* The task *
Print, word for word, the opening line of the data below and every line after it through the line that contains "141.7, 152.5, 163.8];", but not the pictures.

* Given information *

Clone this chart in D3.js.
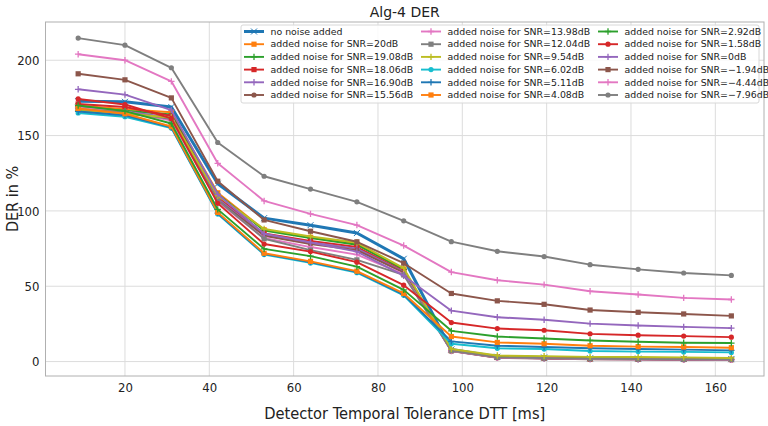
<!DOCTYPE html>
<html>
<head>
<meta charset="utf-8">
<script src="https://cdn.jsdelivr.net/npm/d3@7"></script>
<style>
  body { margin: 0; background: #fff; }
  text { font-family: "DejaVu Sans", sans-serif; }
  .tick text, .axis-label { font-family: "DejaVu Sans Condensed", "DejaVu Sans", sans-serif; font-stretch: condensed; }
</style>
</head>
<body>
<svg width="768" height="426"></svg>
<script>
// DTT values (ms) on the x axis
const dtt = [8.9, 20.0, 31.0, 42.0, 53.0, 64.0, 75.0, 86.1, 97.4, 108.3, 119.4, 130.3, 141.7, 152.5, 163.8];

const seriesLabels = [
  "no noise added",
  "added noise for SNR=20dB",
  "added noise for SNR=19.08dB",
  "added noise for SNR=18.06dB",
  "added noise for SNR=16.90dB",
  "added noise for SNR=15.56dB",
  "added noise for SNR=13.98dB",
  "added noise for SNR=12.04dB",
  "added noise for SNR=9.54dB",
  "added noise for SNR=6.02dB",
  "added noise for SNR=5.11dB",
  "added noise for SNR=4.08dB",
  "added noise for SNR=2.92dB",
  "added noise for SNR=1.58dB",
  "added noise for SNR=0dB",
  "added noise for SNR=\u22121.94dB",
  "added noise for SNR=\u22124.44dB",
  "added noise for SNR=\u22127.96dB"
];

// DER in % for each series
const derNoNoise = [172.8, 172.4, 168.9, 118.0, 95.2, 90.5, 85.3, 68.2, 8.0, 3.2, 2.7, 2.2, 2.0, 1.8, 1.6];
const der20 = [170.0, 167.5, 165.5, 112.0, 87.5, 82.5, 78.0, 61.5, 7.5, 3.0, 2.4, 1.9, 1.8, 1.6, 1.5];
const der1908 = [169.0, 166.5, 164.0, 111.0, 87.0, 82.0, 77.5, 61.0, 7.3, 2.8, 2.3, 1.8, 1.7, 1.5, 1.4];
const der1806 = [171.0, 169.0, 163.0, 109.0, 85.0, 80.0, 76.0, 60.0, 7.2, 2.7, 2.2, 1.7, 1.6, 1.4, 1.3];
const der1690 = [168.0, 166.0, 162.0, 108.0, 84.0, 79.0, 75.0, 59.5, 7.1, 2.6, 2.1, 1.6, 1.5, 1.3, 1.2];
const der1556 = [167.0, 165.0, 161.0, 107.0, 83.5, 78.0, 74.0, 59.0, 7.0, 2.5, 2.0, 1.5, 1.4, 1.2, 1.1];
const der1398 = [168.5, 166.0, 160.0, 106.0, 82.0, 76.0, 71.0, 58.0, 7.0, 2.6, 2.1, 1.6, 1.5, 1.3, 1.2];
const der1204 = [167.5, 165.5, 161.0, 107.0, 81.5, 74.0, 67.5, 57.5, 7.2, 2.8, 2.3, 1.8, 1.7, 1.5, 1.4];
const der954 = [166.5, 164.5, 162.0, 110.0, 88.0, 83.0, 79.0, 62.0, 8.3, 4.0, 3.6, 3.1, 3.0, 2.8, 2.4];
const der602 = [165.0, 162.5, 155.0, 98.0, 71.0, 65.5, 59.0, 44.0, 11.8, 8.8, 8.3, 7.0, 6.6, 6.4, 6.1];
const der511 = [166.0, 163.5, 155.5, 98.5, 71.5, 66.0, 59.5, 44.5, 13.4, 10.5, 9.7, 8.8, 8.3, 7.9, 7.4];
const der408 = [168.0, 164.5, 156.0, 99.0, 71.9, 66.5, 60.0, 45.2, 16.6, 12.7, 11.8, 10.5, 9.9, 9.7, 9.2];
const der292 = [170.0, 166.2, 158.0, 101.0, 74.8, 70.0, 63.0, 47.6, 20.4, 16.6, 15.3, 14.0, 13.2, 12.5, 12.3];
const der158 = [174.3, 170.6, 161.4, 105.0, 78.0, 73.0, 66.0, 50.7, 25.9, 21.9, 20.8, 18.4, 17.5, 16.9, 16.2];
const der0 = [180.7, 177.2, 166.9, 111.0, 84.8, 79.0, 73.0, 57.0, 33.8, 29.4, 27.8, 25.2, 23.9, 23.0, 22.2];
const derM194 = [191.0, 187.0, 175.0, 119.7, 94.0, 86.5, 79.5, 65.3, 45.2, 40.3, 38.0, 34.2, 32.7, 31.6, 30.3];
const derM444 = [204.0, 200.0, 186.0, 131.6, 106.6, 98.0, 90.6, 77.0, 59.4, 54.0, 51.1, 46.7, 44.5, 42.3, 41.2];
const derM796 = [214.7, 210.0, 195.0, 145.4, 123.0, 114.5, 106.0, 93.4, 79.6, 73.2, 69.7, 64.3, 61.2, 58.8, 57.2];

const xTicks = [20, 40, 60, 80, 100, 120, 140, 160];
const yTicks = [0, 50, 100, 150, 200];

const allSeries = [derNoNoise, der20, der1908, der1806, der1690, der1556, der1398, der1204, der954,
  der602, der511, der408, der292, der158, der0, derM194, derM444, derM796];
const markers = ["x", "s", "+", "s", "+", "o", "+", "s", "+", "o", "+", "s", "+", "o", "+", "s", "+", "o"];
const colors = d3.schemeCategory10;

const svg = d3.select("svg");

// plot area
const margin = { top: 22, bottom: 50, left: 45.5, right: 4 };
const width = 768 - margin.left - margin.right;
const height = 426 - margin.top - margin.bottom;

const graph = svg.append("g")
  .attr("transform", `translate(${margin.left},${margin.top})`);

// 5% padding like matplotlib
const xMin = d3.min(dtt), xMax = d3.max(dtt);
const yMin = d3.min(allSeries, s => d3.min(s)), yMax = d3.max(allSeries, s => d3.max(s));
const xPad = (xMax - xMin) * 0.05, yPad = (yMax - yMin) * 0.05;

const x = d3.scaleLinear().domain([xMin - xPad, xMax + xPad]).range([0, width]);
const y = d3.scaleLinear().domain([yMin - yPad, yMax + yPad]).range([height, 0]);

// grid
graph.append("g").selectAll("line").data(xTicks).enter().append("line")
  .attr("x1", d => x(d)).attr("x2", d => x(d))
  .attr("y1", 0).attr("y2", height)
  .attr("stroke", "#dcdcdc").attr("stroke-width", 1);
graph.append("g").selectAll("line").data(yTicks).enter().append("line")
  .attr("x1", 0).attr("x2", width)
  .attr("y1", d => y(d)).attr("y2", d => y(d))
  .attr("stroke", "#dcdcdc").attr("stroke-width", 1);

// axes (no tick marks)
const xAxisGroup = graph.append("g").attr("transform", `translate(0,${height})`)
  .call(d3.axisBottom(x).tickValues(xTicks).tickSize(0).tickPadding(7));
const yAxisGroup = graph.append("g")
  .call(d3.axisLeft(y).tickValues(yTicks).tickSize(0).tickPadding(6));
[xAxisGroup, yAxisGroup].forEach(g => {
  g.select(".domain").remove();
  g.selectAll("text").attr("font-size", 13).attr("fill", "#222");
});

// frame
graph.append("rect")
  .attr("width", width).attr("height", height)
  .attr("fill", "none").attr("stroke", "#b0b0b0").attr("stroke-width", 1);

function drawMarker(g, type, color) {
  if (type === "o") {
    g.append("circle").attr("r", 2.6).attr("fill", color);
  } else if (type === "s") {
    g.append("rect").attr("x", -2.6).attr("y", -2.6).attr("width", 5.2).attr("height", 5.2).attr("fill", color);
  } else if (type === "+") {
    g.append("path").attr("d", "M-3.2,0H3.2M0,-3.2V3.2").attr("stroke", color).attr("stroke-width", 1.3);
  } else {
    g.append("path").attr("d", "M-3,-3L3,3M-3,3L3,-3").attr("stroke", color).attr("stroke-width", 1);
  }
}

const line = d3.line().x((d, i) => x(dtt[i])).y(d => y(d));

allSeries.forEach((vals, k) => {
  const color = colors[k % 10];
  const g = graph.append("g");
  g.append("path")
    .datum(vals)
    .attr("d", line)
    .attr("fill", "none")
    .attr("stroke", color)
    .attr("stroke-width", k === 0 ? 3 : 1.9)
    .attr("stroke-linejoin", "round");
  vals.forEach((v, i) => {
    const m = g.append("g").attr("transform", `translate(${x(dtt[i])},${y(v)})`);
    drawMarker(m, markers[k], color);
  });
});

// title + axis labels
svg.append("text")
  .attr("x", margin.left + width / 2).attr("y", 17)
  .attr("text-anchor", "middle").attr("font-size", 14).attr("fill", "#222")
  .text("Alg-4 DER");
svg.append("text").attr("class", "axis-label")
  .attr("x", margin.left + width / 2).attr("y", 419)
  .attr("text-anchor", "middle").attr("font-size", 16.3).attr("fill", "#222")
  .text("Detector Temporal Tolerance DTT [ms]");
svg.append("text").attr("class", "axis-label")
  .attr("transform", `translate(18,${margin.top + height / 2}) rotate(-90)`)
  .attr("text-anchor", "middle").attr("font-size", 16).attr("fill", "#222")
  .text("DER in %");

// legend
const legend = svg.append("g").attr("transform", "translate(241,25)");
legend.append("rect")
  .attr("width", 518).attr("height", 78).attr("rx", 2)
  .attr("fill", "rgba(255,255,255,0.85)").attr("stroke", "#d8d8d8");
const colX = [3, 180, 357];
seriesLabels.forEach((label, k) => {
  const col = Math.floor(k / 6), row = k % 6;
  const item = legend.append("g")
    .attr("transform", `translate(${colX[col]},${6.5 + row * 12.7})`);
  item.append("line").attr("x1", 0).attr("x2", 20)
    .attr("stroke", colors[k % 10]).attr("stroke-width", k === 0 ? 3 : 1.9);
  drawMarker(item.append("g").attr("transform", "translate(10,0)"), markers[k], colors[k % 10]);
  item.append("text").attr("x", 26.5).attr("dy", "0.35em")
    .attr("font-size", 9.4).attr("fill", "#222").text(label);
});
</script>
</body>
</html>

* Exercise result *
Clone this chart in D3.js.
<!DOCTYPE html>
<html>
<head>
<meta charset="utf-8">
<script src="https://cdn.jsdelivr.net/npm/d3@7"></script>
<style>
  body { margin: 0; background: #fff; }
  text { font-family: "DejaVu Sans", sans-serif; }
  .tick text, .axis-label { font-family: "DejaVu Sans Condensed", "DejaVu Sans", sans-serif; font-stretch: condensed; }
</style>
</head>
<body>
<svg width="768" height="426"></svg>
<script>
// DTT values (ms) on the x axis
const dtt = [8.9, 20.0, 31.0, 42.0, 53.0, 64.0, 75.0, 86.1, 97.4, 108.3, 119.4, 130.3, 141.7, 152.5, 163.8];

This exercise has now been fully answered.